YOUR OBJECTIVE - Pictures stay out of this copy, which runs from the first line of the material through the line containing "title = 'Necesidades".

RAW DATA -
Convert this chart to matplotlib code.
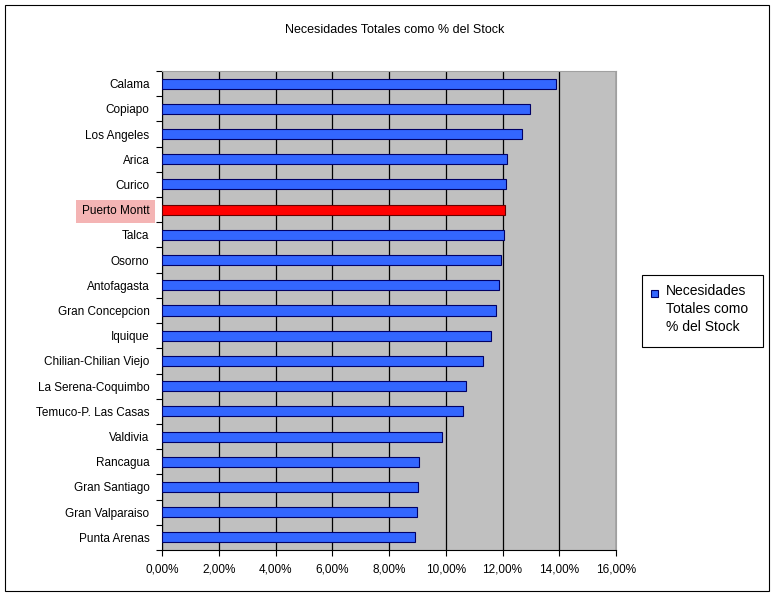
import matplotlib.pyplot as plt
from matplotlib.patches import Rectangle
from matplotlib.ticker import FuncFormatter, FixedLocator
import numpy as np

plt.rcParams['font.family'] = ['Liberation Sans', 'DejaVu Sans']

cities = ['Calama', 'Copiapo', 'Los Angeles', 'Arica', 'Curico', 'Puerto Montt', 'Talca',
          'Osorno', 'Antofagasta', 'Gran Concepcion', 'Iquique', 'Chilian-Chilian Viejo',
          'La Serena-Coquimbo', 'Temuco-P. Las Casas', 'Valdivia', 'Rancagua',
          'Gran Santiago', 'Gran Valparaiso', 'Punta Arenas']
values = [13.90, 12.97, 12.67, 12.17, 12.12, 12.09, 12.04, 11.96, 11.87, 11.78, 11.61,
          11.33, 10.72, 10.62, 9.87, 9.04, 9.03, 9.00, 8.91]
highlight = 'Puerto Montt'
series_name = 'Necesidades\nTotales como\n% del Stock'
title = 'Necesidades Totales como % del Stock'

W, H = 774, 596
fig = plt.figure(figsize=(W / 100, H / 100), dpi=100)
fig.patches.append(Rectangle((0.006, 0.008), 0.988, 0.984, transform=fig.transFigure,
                             fill=False, edgecolor='black', linewidth=0.8))
ax = fig.add_axes([162 / W, 1 - 550 / H, 454 / W, 479 / H])
ax.set_facecolor('#C0C0C0')

y = np.arange(len(cities))
colors = ['#FF0000' if c == highlight else '#3366FF' for c in cities]
edges = ['#660000' if c == highlight else '#000066' for c in cities]
ax.barh(y, values, height=0.4, color=colors, edgecolor=edges, linewidth=0.8, zorder=3)

ax.set_xlim(0, 16)
ax.set_ylim(len(cities) - 0.5, -0.5)
ax.set_xticks(np.arange(0, 17, 2))
ax.xaxis.set_major_formatter(FuncFormatter(lambda v, p: f'{v:.2f}%'.replace('.', ',')))
ax.grid(axis='x', color='black', linewidth=0.9, zorder=1)
ax.set_yticks(y)
ax.set_yticklabels(cities)
ax.yaxis.set_minor_locator(FixedLocator(np.arange(-0.5, len(cities), 1)))
ax.tick_params(axis='y', which='major', length=0, pad=9, labelsize=8.5)
ax.tick_params(axis='y', which='minor', length=4, width=0.8)
ax.tick_params(axis='x', length=4, width=0.8, labelsize=8.5, pad=6)
for s in ['top', 'right']:
    ax.spines[s].set_color('#A0A0A0')
ax.spines['left'].set_color('black')
ax.spines['bottom'].set_color('black')

for lbl in ax.get_yticklabels():
    if lbl.get_text() == highlight:
        lbl.set_bbox(dict(facecolor='#F4B4B4', edgecolor='none', pad=4))

fig.text(395 / W, 1 - 30 / H, title, ha='center', va='center', fontsize=9)

# legend drawn by hand to get Excel-like layout
fig.patches.append(Rectangle((642 / W, 1 - 347 / H), 121 / W, 72 / H, transform=fig.transFigure,
                             facecolor='white', edgecolor='black', linewidth=0.8))
fig.patches.append(Rectangle((651 / W, 1 - 297 / H), 7 / W, 7 / H, transform=fig.transFigure,
                             facecolor='#3366FF', edgecolor='#000066', linewidth=0.8))
fig.text(666 / W, 1 - 284 / H, series_name, ha='left', va='top', fontsize=10,
         linespacing=1.35)

fig.savefig('out.png', dpi=100)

EXERCISE ANSWER -
Convert this chart to matplotlib code.
import matplotlib.pyplot as plt
from matplotlib.patches import Rectangle
from matplotlib.ticker import FuncFormatter, FixedLocator
import numpy as np

plt.rcParams['font.family'] = ['Liberation Sans', 'DejaVu Sans']

cities = ['Calama', 'Copiapo', 'Los Angeles', 'Arica', 'Curico', 'Puerto Montt', 'Talca',
          'Osorno', 'Antofagasta', 'Gran Concepcion', 'Iquique', 'Chilian-Chilian Viejo',
          'La Serena-Coquimbo', 'Temuco-P. Las Casas', 'Valdivia', 'Rancagua',
          'Gran Santiago', 'Gran Valparaiso', 'Punta Arenas']
values = [13.90, 12.97, 12.67, 12.17, 12.12, 12.09, 12.04, 11.96, 11.87, 11.78, 11.61,
          11.33, 10.72, 10.62, 9.87, 9.04, 9.03, 9.00, 8.91]
highlight = 'Puerto Montt'
series_name = 'Necesidades\nTotales como\n% del Stock'
title = 'Necesidades Totales como % del Stock'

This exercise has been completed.